[Plotting code records]

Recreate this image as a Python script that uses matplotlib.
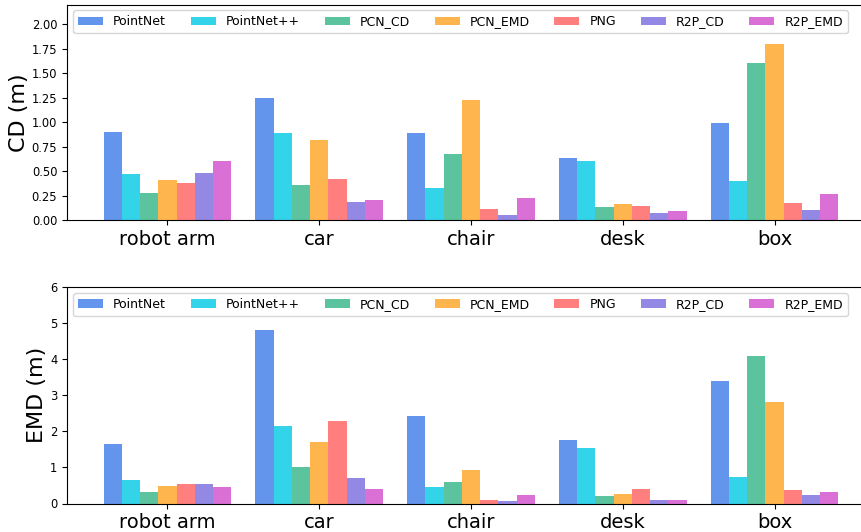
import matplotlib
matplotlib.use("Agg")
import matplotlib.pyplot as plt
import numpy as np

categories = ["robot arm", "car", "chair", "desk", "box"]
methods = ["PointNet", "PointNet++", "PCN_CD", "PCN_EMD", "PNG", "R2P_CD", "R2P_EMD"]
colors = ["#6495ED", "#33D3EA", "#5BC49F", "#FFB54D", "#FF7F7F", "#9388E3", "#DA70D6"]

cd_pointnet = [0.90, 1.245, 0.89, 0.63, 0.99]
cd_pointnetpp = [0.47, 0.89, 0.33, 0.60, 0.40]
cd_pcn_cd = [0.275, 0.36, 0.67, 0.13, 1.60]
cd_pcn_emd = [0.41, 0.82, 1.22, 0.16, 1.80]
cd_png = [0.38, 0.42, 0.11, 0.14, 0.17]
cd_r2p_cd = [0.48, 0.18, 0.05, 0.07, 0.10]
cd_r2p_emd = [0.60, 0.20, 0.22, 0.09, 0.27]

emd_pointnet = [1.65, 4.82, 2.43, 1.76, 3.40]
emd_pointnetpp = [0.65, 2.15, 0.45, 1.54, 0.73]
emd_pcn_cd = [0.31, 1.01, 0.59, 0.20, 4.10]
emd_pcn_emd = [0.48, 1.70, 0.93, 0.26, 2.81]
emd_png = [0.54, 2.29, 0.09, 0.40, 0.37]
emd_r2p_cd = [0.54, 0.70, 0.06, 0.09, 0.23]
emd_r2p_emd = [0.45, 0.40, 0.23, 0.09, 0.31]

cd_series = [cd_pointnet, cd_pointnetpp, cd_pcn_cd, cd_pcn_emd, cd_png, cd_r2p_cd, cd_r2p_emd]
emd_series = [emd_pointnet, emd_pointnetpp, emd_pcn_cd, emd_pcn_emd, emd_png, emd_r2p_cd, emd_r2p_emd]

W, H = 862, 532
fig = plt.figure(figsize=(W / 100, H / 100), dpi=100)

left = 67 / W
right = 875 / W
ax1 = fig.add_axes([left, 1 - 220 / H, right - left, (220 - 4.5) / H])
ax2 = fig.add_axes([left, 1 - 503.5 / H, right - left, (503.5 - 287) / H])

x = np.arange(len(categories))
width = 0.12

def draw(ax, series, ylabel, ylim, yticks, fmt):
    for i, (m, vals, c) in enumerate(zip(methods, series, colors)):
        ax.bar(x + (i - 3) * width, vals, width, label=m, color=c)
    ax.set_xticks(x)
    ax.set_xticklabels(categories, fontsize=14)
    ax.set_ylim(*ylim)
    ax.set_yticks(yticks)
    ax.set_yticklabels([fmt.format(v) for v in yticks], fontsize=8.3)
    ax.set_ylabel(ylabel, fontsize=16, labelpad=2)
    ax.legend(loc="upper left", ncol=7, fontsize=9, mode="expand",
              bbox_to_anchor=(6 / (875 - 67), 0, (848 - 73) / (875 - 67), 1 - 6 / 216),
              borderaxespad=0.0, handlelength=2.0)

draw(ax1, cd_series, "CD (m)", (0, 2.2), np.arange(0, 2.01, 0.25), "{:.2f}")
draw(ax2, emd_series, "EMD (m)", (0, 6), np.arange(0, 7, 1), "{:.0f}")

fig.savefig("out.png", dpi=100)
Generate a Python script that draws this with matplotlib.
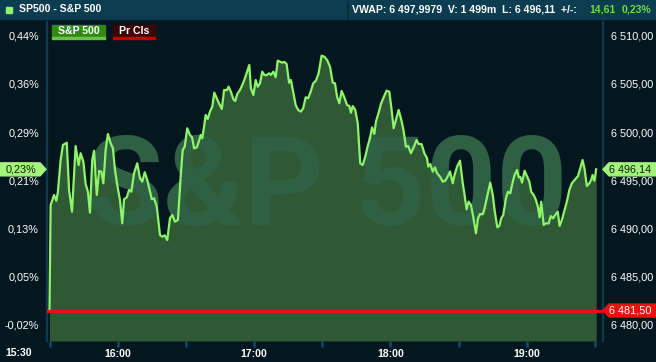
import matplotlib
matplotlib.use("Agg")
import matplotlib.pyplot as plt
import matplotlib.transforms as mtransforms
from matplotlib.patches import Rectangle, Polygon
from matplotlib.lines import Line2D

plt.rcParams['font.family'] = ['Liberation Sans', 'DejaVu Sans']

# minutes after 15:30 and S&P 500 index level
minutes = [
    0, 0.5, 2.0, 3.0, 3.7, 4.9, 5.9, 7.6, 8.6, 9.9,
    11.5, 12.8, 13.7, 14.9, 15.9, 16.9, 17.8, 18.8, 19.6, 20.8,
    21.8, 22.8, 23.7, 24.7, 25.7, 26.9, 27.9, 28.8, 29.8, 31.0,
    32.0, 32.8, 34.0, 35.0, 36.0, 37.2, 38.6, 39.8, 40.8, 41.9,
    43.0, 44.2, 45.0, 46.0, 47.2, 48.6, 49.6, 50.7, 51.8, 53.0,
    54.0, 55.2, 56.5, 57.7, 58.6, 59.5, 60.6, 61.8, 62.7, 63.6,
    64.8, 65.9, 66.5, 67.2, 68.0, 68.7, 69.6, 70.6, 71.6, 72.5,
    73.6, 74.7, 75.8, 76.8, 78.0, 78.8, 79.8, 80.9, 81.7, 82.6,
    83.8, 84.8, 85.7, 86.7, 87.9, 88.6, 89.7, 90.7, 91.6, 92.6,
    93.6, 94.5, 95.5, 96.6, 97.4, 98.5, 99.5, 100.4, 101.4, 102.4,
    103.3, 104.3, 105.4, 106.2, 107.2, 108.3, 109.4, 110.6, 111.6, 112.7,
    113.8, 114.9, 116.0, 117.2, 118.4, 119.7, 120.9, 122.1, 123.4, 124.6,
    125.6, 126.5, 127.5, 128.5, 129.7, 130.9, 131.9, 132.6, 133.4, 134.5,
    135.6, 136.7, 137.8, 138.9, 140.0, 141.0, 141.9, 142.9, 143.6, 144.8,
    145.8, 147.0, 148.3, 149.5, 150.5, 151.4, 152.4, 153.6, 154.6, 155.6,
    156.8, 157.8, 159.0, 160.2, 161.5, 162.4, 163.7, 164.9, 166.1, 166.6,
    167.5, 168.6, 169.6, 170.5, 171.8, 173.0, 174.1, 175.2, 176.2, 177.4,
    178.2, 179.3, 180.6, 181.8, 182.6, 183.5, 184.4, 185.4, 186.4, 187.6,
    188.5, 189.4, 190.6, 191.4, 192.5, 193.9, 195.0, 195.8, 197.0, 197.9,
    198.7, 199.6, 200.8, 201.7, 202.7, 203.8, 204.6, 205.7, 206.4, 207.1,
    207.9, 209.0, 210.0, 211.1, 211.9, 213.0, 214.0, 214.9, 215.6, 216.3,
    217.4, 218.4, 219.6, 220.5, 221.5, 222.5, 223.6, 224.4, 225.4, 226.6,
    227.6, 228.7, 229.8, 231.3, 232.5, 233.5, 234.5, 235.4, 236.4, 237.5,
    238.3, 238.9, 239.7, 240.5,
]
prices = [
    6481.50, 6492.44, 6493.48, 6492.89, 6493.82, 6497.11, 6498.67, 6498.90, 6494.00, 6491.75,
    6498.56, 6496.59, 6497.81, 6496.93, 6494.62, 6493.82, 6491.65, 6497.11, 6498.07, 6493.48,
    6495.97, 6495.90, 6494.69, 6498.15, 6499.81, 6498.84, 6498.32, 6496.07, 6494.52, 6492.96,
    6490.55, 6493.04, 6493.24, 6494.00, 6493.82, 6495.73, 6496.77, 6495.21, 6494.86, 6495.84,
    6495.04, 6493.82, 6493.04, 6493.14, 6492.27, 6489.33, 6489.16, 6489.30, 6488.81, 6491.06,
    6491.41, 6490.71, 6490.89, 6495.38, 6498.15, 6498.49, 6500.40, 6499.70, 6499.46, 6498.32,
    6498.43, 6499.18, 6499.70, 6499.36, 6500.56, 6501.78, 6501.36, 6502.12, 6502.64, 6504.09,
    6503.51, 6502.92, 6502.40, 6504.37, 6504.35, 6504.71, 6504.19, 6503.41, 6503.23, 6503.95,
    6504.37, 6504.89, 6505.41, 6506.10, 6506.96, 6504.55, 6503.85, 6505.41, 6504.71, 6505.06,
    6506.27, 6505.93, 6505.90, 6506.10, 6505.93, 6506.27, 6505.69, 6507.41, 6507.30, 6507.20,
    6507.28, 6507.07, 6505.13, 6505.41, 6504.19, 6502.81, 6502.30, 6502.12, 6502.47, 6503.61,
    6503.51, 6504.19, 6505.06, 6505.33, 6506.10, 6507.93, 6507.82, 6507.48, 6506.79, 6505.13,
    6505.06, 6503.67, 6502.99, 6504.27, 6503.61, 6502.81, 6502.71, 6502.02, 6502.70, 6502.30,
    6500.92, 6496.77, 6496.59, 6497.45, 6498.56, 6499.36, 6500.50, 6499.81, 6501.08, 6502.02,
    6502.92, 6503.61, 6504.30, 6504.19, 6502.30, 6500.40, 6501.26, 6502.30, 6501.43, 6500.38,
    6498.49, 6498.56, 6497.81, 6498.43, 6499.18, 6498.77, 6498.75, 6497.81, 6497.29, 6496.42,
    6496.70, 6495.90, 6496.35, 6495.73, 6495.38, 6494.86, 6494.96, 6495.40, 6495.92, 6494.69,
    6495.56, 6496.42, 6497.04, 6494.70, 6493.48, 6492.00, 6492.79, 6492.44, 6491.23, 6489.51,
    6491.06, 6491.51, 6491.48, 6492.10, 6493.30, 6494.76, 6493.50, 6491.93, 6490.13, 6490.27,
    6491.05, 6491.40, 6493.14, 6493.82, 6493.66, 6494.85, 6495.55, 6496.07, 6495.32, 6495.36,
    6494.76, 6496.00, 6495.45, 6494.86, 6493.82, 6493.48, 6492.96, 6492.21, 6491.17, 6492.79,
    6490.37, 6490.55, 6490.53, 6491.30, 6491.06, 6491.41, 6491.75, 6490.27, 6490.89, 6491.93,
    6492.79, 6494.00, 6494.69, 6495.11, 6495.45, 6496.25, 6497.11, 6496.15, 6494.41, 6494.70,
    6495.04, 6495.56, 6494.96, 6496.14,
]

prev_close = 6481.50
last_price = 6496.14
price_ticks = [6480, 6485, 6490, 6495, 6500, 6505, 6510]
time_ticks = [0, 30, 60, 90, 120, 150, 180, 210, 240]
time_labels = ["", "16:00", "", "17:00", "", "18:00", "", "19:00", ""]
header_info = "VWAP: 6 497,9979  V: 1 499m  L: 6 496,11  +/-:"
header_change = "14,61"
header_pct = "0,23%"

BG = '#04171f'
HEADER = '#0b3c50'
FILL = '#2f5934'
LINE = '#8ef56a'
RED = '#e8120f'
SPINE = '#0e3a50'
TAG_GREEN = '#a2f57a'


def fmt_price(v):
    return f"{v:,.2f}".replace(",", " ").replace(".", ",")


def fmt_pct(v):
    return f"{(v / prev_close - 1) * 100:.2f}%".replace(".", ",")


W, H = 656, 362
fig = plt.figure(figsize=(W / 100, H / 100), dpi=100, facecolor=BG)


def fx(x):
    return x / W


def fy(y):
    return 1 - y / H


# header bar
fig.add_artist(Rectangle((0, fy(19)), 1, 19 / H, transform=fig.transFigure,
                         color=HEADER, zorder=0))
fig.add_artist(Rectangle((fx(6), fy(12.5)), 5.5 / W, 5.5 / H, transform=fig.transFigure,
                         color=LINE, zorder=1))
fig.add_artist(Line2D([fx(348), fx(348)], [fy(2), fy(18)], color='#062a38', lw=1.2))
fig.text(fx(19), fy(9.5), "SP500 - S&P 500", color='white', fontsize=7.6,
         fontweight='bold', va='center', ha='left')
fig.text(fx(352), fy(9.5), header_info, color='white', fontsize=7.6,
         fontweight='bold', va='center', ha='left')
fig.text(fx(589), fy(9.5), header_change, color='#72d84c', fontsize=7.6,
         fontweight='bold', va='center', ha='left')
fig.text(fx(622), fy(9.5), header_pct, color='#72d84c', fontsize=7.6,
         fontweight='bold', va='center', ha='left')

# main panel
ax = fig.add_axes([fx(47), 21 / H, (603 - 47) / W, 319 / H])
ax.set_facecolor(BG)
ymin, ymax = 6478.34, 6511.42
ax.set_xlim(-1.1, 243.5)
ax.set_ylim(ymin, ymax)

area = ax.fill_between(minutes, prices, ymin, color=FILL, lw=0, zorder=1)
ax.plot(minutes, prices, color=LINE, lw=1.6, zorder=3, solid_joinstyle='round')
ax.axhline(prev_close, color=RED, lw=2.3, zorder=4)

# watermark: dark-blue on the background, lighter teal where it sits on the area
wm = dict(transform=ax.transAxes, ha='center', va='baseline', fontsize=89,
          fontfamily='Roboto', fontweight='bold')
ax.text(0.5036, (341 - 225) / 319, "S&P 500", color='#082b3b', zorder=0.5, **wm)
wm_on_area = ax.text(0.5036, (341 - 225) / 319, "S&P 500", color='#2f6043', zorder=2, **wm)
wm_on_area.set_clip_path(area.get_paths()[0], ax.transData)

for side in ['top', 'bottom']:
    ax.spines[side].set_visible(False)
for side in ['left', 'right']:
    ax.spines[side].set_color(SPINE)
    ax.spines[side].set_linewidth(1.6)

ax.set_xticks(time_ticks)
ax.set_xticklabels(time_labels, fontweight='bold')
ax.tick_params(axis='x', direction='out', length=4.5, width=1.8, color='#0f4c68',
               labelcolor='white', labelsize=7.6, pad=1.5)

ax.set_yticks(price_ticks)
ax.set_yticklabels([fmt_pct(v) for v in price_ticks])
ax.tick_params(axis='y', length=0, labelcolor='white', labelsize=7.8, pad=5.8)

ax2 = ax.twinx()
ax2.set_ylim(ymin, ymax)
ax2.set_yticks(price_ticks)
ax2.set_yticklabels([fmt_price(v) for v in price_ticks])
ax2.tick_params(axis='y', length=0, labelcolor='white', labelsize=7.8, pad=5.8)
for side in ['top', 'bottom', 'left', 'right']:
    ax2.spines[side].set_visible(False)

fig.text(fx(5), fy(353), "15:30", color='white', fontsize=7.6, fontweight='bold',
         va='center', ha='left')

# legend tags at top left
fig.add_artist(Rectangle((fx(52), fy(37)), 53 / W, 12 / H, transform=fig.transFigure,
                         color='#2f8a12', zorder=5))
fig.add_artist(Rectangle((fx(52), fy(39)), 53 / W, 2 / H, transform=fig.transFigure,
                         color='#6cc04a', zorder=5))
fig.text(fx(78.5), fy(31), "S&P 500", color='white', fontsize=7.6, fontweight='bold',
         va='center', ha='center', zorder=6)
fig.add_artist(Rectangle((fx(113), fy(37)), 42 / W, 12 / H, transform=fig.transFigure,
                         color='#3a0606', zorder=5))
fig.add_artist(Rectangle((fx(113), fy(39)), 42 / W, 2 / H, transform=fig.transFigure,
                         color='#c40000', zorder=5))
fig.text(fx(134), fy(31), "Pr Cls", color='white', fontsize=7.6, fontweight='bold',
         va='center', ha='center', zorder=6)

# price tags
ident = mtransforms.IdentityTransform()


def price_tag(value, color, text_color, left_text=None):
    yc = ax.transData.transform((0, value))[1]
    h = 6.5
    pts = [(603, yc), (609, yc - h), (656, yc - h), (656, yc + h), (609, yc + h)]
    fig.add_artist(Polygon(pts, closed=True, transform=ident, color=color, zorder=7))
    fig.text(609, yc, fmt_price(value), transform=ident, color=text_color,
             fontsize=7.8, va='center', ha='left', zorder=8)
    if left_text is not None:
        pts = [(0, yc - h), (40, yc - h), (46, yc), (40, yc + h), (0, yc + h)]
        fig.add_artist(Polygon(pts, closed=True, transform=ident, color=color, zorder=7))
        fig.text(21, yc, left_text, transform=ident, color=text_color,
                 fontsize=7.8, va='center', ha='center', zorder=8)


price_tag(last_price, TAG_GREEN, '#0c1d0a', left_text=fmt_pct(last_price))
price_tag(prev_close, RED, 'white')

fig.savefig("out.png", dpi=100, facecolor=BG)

_Your instructions_
Return, unchanged, the lines from the first line of the material through the line that holds "cd_r2p_emd = [0.60, 0.20, 0.22, 0.09, 0.27]", inclusive, omitting pictures.

_Written solution_
Recreate this image as a Python script that uses matplotlib.
import matplotlib
matplotlib.use("Agg")
import matplotlib.pyplot as plt
import numpy as np

categories = ["robot arm", "car", "chair", "desk", "box"]
methods = ["PointNet", "PointNet++", "PCN_CD", "PCN_EMD", "PNG", "R2P_CD", "R2P_EMD"]
colors = ["#6495ED", "#33D3EA", "#5BC49F", "#FFB54D", "#FF7F7F", "#9388E3", "#DA70D6"]

cd_pointnet = [0.90, 1.245, 0.89, 0.63, 0.99]
cd_pointnetpp = [0.47, 0.89, 0.33, 0.60, 0.40]
cd_pcn_cd = [0.275, 0.36, 0.67, 0.13, 1.60]
cd_pcn_emd = [0.41, 0.82, 1.22, 0.16, 1.80]
cd_png = [0.38, 0.42, 0.11, 0.14, 0.17]
cd_r2p_cd = [0.48, 0.18, 0.05, 0.07, 0.10]
cd_r2p_emd = [0.60, 0.20, 0.22, 0.09, 0.27]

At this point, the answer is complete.